Diesen mit statistischem Material ermittelten Befund entkräftet der Kläger nicht mit der allgemeinen Aussage, dass man "zu jeder Zeit und an jedem Ort in Afghanistan Opfer willkürlicher Gewalt werden kann". Letzteres dürfte sogar zutreffen, entbindet Beklagte wie auch kontrollierende Gerichte aber gerade nicht von der Notwendigkeit, in jedem Fall zusätzlich - auch quantitative - Feststellungen über Niveau und Stärke der "willkürlichen Gewalt" und damit der Ernsthaftigkeit einer Bedrohung in dem jeweiligen Gebiet zu treffen. Diese Notwendigkeit besteht ausdrücklich auch dann, wenn ein bewaffneter Konflikt im Definitionssinn vorliegt (BVerwG, Urt. v. 27.04.2010 - 10 C 4.09 -, BVerwGE 136, 360, <374>, <375 = Rn. 33>; BayVGH, Urt. v. 03.02.2011 - 13a B 10.30394 -, [...], Rn. 20, 21).
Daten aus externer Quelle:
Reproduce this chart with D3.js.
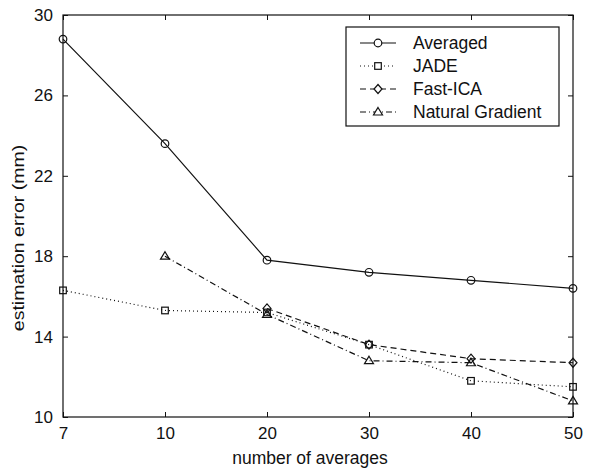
<html>
  <head>
    <script src="https://d3js.org/d3.v7.min.js"></script>
    <style>
      body { margin: 0; background: #fff; }
      text { font-family: "Liberation Sans", Arial, sans-serif; fill: #111; }
    </style>
  </head>
  <body>
    <div id="vis"></div>
  </body>
  <script>
    // Data
    var categories = ["7", "10", "20", "30", "40", "50"];
    var averaged = [28.8, 23.6, 17.8, 17.2, 16.8, 16.4];
    var jade = [16.3, 15.3, 15.2, 13.6, 11.8, 11.5];
    var fastIca = [null, null, 15.4, 13.6, 12.9, 12.7];
    var naturalGradient = [null, 18.0, 15.1, 12.8, 12.7, 10.8];
    var yTicks = [10, 14, 18, 22, 26, 30];

    var series = [
      { name: "Averaged", values: averaged, dash: null, marker: "circle" },
      { name: "JADE", values: jade, dash: "1,3", marker: "square" },
      { name: "Fast-ICA", values: fastIca, dash: "6,4", marker: "diamond" },
      { name: "Natural Gradient", values: naturalGradient, dash: "6,3,1,3", marker: "triangle" }
    ];

    var W = 593, H = 469;
    var margin = { top: 15, right: 20, bottom: 52, left: 63 };
    var width = W - margin.left - margin.right;
    var height = H - margin.top - margin.bottom;

    var svg = d3.select("#vis").append("svg")
      .attr("width", W).attr("height", H)
      .append("g")
      .attr("transform", "translate(" + margin.left + "," + margin.top + ")");

    var x = d3.scalePoint().domain(categories).range([0, width]);
    var y = d3.scaleLinear().domain([10, 30]).range([height, 0]);

    // Axes, ticks pointing inward on all four sides
    var tickLen = 5;
    svg.append("g")
      .attr("transform", "translate(0," + height + ")")
      .call(d3.axisBottom(x).tickSizeInner(-tickLen).tickSizeOuter(0).tickPadding(10))
      .call(function (g) { g.selectAll("text").style("font-size", "17px"); });
    svg.append("g")
      .call(d3.axisTop(x).tickSizeInner(-tickLen).tickSizeOuter(0).tickFormat(""));
    svg.append("g")
      .call(d3.axisLeft(y).tickValues(yTicks).tickSizeInner(-tickLen).tickSizeOuter(0).tickPadding(10))
      .call(function (g) { g.selectAll("text").style("font-size", "17px"); });
    svg.append("g")
      .attr("transform", "translate(" + width + ",0)")
      .call(d3.axisRight(y).tickValues(yTicks).tickSizeInner(-tickLen).tickSizeOuter(0).tickFormat(""));
    svg.selectAll(".domain").remove();
    svg.selectAll(".tick line").attr("stroke", "#111");

    svg.append("rect")
      .attr("width", width).attr("height", height)
      .attr("fill", "none").attr("stroke", "#111").attr("stroke-width", 1.2);

    // Axis labels
    svg.append("text")
      .attr("x", width / 2 - 8).attr("y", height + 47)
      .attr("text-anchor", "middle").style("font-size", "17.5px")
      .text("number of averages");
    svg.append("text")
      .attr("transform", "translate(" + (24 - margin.left) + "," + (238 - margin.top) + ") rotate(-90) scale(1.22,1)")
      .attr("text-anchor", "middle").style("font-size", "16px")
      .text("estimation error (mm)");

    function drawMarker(g, type, cx, cy) {
      if (type === "circle") {
        g.append("circle").attr("cx", cx).attr("cy", cy).attr("r", 3.8);
      } else if (type === "square") {
        g.append("rect").attr("x", cx - 3.3).attr("y", cy - 3.3).attr("width", 6.6).attr("height", 6.6);
      } else if (type === "diamond") {
        g.append("path").attr("d", "M" + cx + "," + (cy - 4.5) + "L" + (cx + 4) + "," + cy + "L" + cx + "," + (cy + 4.5) + "L" + (cx - 4) + "," + cy + "Z");
      } else {
        g.append("path").attr("d", "M" + cx + "," + (cy - 4.5) + "L" + (cx + 4.5) + "," + (cy + 3) + "L" + (cx - 4.5) + "," + (cy + 3) + "Z");
      }
    }

    var line = d3.line()
      .defined(function (d) { return d.v !== null; })
      .x(function (d) { return x(d.c); })
      .y(function (d) { return y(d.v); });

    series.forEach(function (s) {
      var pts = categories.map(function (c, i) { return { c: c, v: s.values[i] }; });
      svg.append("path")
        .datum(pts)
        .attr("d", line)
        .attr("fill", "none")
        .attr("stroke", "#111")
        .attr("stroke-width", 1.2)
        .attr("stroke-dasharray", s.dash);
      var mg = svg.append("g").attr("fill", "none").attr("stroke", "#111").attr("stroke-width", 1.2);
      pts.filter(function (d) { return d.v !== null; }).forEach(function (d) {
        drawMarker(mg, s.marker, x(d.c), y(d.v));
      });
    });

    // Legend
    var lx = 346 - margin.left, ly = 27 - margin.top;
    var legend = svg.append("g").attr("transform", "translate(" + lx + "," + ly + ")");
    legend.append("rect")
      .attr("width", 213).attr("height", 99)
      .attr("fill", "#fff").attr("stroke", "#111").attr("stroke-width", 1.2);
    series.forEach(function (s, i) {
      var ry = 16 + i * 23;
      legend.append("line")
        .attr("x1", 14).attr("x2", 50).attr("y1", ry).attr("y2", ry)
        .attr("stroke", "#111").attr("stroke-width", 1.2)
        .attr("stroke-dasharray", s.dash);
      var mg = legend.append("g").attr("fill", "#fff").attr("stroke", "#111").attr("stroke-width", 1.2);
      drawMarker(mg, s.marker, 32, ry);
      legend.append("text")
        .attr("x", 67).attr("y", ry + 6)
        .style("font-size", "17.5px")
        .text(s.name);
    });
  </script>
</html>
Die Annahme des Klägers, ohne vorherige Klassifizierung der bewaffneten Auseinandersetzung als bewaffneter Konflikt - oder "nur" als vereinzelte Gewalttaten - keine Aussage zur möglichen Bedrohungswahrscheinlichkeit im Sinne von § 60 Abs. 7 S. 2 AufenthG machen zu können, trifft deshalb nicht zu.

10

Damit durfte das Verwaltungsgericht die Einordnung der bewaffneten Konflikte in Afghanistan offenlassen und kommt es auf die vom Kläger formulierte Grundsatzfrage für die Entscheidung des Rechtsstreits nicht an.

11

Da der Kläger weitere Gründe für eine Zulassung der Berufung nicht vorträgt bzw. sich nicht gegen andere Teile der verwaltungsgerichtlichen Entscheidung wendet, ist der Antrag insgesamt als unbegründet abzulehnen. Das Urteil wird damit rechtskräftig, § 78 Abs. 5 S. 2 AsylVfG.